The Indigenous Migrant Community that MICOP works with comes primarily from southern Mexico, including the states of Oaxaca, Guerrero, Michoacán, and Puebla.
Twenty thousand indigenous migrants live and work in Ventura County. Another 25,000 live and work in Santa Barbara County.
Soil erosion of the ancestral farmlands of the Mixteca region and economic opportunity here have drawn Mixtecs to California in search of agricultural work. Mixtecs have been a vital part of the Ventura County's economic success since the 1970's.
Concentrated in labor-intensive agricultural sectors such as row crops (strawberries and raspberries) and cut flowers, Mixtecs perform an increasing amount of the backbreaking labor which makes farming profitable and fresh fruits and vegetables available to the public.
My name is Jose Mendoza, I am 16 years old.
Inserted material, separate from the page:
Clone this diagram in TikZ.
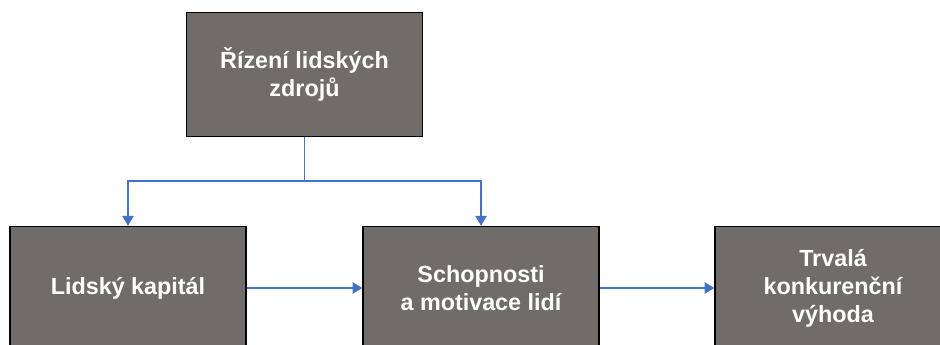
\documentclass[tikz,border=0pt]{standalone}
\usepackage{fontspec}
\setmainfont{Liberation Sans}
\usetikzlibrary{arrows.meta}
\definecolor{boxgray}{HTML}{706C6A}
\definecolor{linkblue}{HTML}{4472C4}
\tikzset{
  hrbox/.style={draw=black, line width=0.8pt, fill=boxgray, text=white,
    font=\fontsize{16.6}{20}\selectfont\bfseries, align=center,
    minimum width=5.9cm, minimum height=3.08cm, inner sep=0pt},
  link/.style={draw=linkblue, line width=1pt}
}
\begin{document}
\begin{tikzpicture}[x=0.025cm,y=-0.025cm,>={Triangle[width=8pt,length=7pt]}]
\useasboundingbox (0,0) rectangle (940,344);
\clip (0,0) rectangle (940,344);
%Khung tren
\node[hrbox] (hrm) at (304.5,74.5) {Řízení lidských\\zdrojů};
%Khung duoi
\node[hrbox] (capital) at (128,288) {Lidský kapitál};
\node[hrbox] (ability) at (481,288) {Schopnosti\\a motivace lidí};
\node[hrbox] (advantage) at (833,288) {Trvalá\\konkurenční\\výhoda};
%Nhanh
\coordinate (split) at (304.5,181);
\draw[link] (hrm.south) -- (split);
\draw[link,->] (split) -| (capital.north);
\draw[link,->] (split) -| (ability.north);
%Mui ten ngang
\draw[link,->] (capital) -- (ability);
\draw[link,->] (ability) -- (advantage);
\end{tikzpicture}
\end{document}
I was 13 years old when I started working the field by helping my family.
Didn't know much about being poor or how hard it is to be indigenous.
I was moving to Salinas because of the seasons of the crops, and that's when my parents started saying that “You have to stay at school so you don't have to work like us, struggling.”
I don't want to see any of them work in the field.
Looking for your roots, you can discover more talents that you have that can change life of people.
I want to create awareness for my community through my art.
I want to study Natural Resources System, then go to Master degree in Art.
I want to have like a secret in the drawing that have a lot of significance.
Emotions, feelings about the past, or even the future, or inspire people to become a better person.
An Isolated Community
Mixtecs in Ventura County-and throughout the state-are culturally and linguistically isolated. MICOP - the Mixteco/Indigena Community Organizing Project is working to aid Mixtecs to draw on their community strengths and overcome existing barriers along California's Central Coast.
The communal tradition of “tequio” or community obligation promotes a spirit of mutual assistance and community building. Our celebrations of cultural traditions such as Día de los Muertos (Day of the Dead), Día del Niño (Children’s Day), Guelaguetza (regional dance festival celebrating all indigenous groups), and Fiesta Navideña (Christmas) build community strength and pride, and add to the richness and diversity of Ventura County life.